Reproduce exactly only the lines from the line that holds "Clone this chart in matplotlib." to the line that holds "title_line = 'Willingness", inclusive, in the listing below, and please leave out every picture.

Start of Supplied data

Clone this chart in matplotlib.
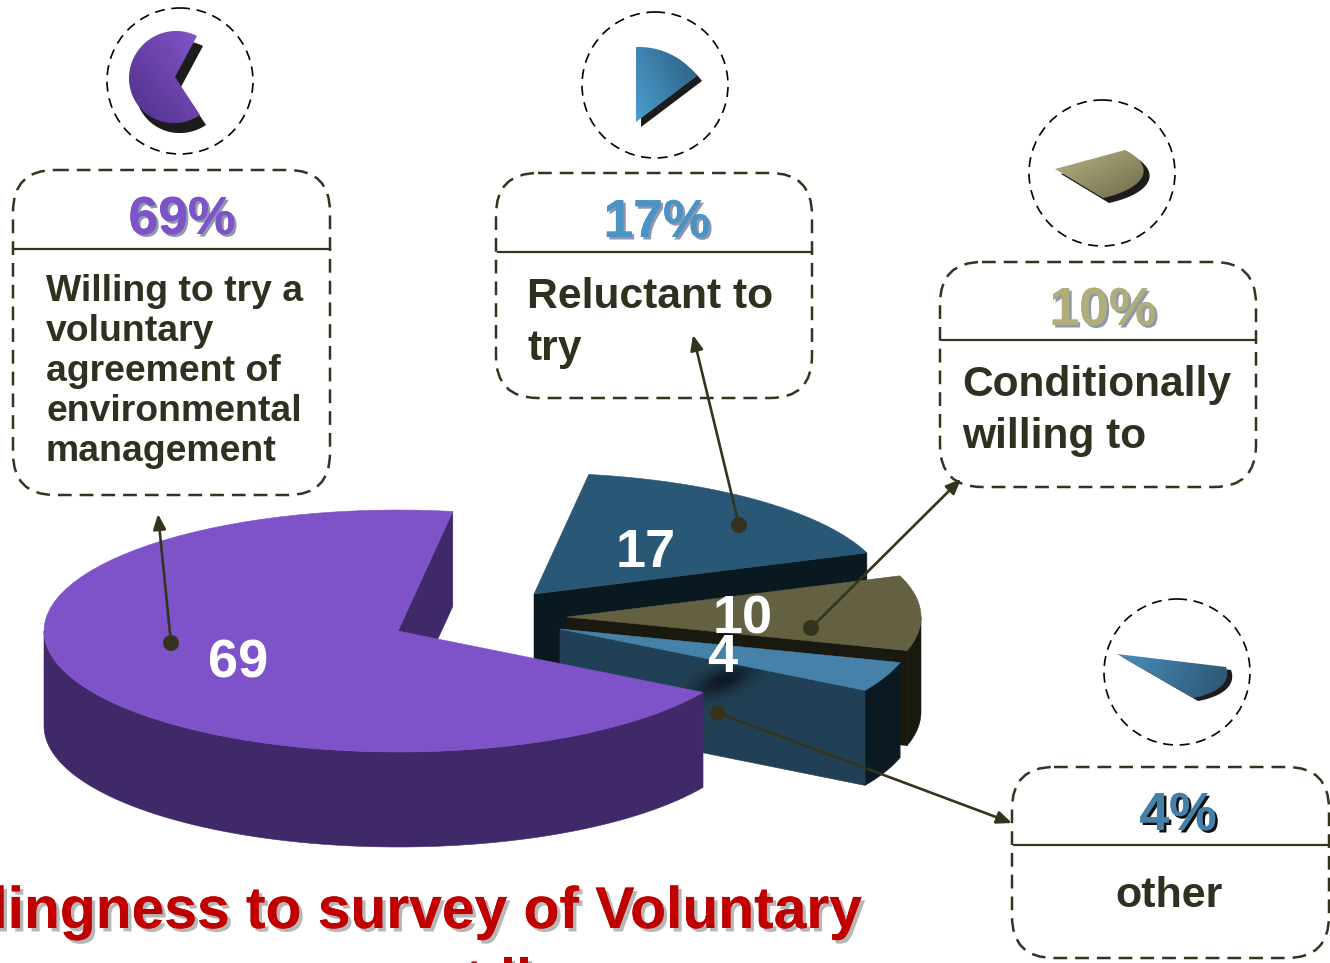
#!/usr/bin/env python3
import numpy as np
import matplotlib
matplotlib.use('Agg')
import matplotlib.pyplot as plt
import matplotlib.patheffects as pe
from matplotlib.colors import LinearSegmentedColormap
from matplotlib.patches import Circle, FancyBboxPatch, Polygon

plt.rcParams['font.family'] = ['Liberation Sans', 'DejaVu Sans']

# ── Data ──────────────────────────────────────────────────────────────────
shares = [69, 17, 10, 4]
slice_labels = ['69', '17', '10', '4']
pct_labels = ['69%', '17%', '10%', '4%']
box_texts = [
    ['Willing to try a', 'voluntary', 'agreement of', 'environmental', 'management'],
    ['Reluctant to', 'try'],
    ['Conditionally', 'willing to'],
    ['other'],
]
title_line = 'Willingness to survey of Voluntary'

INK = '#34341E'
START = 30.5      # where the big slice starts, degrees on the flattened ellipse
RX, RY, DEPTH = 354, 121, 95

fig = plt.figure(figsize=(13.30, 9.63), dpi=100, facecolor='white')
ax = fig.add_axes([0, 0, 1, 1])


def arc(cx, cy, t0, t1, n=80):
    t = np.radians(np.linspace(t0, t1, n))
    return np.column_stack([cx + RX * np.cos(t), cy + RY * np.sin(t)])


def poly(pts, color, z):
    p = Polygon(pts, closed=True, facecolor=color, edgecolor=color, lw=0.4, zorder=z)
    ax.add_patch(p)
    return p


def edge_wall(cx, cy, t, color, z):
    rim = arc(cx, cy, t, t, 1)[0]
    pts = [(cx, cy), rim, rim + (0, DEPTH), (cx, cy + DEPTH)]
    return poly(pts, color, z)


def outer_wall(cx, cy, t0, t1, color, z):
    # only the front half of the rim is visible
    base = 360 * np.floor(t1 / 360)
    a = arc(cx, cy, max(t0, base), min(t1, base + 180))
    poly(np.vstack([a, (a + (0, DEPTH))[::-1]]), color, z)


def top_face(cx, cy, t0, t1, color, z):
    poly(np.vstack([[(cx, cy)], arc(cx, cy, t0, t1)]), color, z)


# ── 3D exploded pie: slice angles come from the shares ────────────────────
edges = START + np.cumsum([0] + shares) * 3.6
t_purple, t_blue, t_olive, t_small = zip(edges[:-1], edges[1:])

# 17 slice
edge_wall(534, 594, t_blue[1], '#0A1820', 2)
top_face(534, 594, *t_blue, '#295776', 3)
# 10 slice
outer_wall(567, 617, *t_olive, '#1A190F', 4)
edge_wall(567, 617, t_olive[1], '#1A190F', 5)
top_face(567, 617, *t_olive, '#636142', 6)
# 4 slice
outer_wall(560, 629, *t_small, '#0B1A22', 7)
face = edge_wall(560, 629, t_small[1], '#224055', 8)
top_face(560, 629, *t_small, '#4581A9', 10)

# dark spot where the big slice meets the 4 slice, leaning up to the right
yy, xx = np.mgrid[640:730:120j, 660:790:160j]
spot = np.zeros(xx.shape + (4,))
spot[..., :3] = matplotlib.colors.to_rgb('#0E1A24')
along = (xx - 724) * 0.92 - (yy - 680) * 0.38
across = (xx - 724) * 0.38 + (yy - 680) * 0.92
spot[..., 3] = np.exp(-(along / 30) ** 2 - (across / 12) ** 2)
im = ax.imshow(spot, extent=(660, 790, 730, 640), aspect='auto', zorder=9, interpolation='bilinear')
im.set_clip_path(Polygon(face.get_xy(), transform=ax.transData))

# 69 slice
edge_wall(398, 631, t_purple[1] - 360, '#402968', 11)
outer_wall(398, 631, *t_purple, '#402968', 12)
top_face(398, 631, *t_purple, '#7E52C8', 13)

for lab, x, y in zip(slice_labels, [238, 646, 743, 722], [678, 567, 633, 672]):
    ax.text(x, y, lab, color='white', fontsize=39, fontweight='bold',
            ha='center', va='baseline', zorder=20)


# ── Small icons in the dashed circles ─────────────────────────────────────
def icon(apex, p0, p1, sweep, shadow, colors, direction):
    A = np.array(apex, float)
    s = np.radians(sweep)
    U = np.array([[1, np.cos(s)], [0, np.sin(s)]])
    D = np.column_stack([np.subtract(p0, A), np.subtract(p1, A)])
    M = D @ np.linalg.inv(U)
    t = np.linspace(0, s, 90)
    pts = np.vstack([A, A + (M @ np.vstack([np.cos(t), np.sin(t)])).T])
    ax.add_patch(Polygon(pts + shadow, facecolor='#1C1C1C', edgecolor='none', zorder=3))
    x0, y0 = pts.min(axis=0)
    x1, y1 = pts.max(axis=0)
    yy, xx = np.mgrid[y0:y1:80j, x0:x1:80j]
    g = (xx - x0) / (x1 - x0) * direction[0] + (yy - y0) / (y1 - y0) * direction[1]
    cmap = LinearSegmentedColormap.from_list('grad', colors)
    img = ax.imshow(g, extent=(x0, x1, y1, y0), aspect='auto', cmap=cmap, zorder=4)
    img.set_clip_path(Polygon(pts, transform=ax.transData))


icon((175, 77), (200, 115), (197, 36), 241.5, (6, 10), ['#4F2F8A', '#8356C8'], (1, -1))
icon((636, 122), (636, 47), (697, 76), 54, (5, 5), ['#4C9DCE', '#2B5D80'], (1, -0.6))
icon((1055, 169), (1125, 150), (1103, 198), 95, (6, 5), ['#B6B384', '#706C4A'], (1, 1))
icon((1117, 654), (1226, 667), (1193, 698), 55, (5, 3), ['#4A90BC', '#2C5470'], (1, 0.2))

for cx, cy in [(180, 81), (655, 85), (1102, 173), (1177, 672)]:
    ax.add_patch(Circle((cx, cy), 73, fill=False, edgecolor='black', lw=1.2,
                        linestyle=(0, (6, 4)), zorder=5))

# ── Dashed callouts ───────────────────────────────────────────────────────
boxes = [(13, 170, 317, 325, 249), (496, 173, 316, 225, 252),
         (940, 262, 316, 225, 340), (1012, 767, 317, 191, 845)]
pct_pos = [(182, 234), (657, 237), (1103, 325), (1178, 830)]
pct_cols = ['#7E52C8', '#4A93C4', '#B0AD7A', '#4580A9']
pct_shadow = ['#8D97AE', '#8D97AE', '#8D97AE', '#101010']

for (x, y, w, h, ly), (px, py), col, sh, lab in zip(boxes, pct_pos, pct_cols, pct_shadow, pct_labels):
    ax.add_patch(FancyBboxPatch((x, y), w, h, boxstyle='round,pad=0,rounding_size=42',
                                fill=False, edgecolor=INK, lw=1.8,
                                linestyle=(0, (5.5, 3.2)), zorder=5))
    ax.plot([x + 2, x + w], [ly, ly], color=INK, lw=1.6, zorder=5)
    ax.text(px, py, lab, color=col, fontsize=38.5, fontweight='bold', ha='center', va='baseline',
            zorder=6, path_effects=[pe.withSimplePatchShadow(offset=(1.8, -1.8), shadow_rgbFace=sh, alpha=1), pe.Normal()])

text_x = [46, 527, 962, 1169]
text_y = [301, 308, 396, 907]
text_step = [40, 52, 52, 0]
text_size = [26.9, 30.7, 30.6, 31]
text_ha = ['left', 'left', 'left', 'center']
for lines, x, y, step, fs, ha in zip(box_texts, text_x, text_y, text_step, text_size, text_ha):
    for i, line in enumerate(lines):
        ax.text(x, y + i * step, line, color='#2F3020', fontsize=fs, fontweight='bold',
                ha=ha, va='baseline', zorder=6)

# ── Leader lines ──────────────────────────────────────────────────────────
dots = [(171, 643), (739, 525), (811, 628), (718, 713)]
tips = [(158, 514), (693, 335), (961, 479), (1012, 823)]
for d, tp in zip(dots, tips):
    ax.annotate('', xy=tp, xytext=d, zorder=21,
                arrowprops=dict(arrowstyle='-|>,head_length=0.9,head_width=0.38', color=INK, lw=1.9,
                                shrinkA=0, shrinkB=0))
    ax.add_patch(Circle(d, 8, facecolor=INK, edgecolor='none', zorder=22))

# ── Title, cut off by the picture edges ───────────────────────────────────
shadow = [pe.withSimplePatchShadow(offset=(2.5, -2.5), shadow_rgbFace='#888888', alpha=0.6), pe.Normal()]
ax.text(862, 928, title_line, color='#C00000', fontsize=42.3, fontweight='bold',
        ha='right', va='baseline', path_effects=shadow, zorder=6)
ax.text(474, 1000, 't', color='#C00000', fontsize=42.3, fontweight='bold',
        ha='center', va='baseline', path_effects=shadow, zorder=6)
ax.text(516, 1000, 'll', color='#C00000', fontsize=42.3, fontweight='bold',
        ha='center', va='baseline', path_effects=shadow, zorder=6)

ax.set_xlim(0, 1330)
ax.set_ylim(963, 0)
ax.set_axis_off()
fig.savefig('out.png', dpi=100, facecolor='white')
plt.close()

End of Supplied data
Start of Supplied data

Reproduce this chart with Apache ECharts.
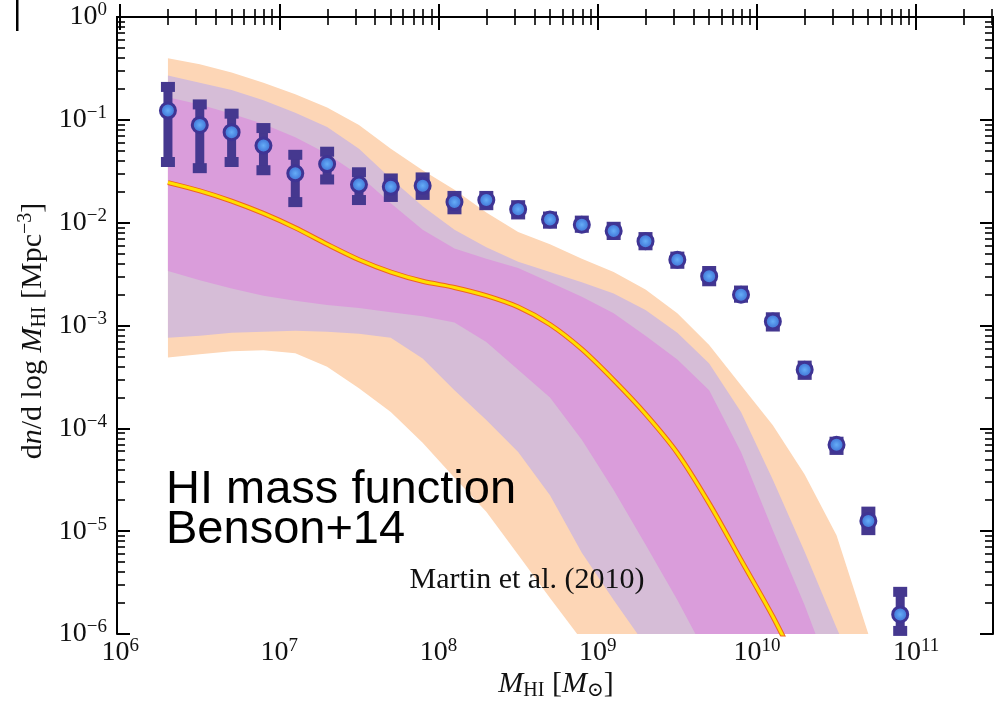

End of Supplied data
Start of Supplied data

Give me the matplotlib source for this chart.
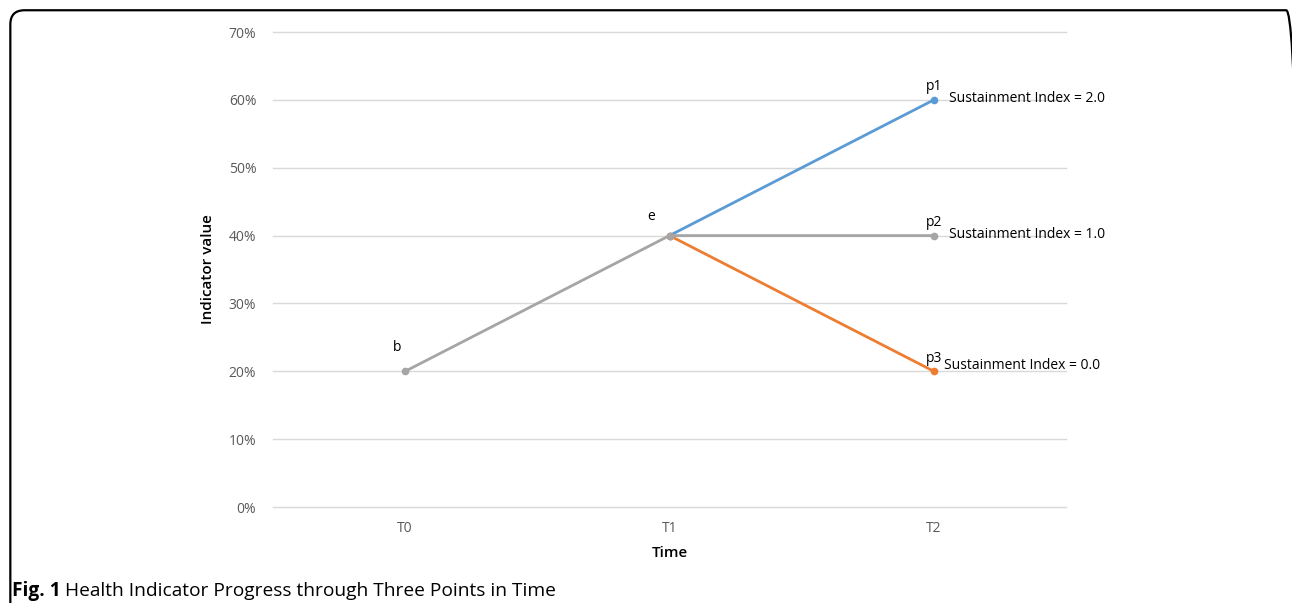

End of Supplied data

__Output of the task__.
Clone this chart in matplotlib.
#!/usr/bin/env python3
import numpy as np
import matplotlib
matplotlib.use('Agg')
import matplotlib.pyplot as plt
import matplotlib.patheffects as pe
from matplotlib.colors import LinearSegmentedColormap
from matplotlib.patches import Circle, FancyBboxPatch, Polygon

plt.rcParams['font.family'] = ['Liberation Sans', 'DejaVu Sans']

# ── Data ──────────────────────────────────────────────────────────────────
shares = [69, 17, 10, 4]
slice_labels = ['69', '17', '10', '4']
pct_labels = ['69%', '17%', '10%', '4%']
box_texts = [
    ['Willing to try a', 'voluntary', 'agreement of', 'environmental', 'management'],
    ['Reluctant to', 'try'],
    ['Conditionally', 'willing to'],
    ['other'],
]
title_line = 'Willingness to survey of Voluntary'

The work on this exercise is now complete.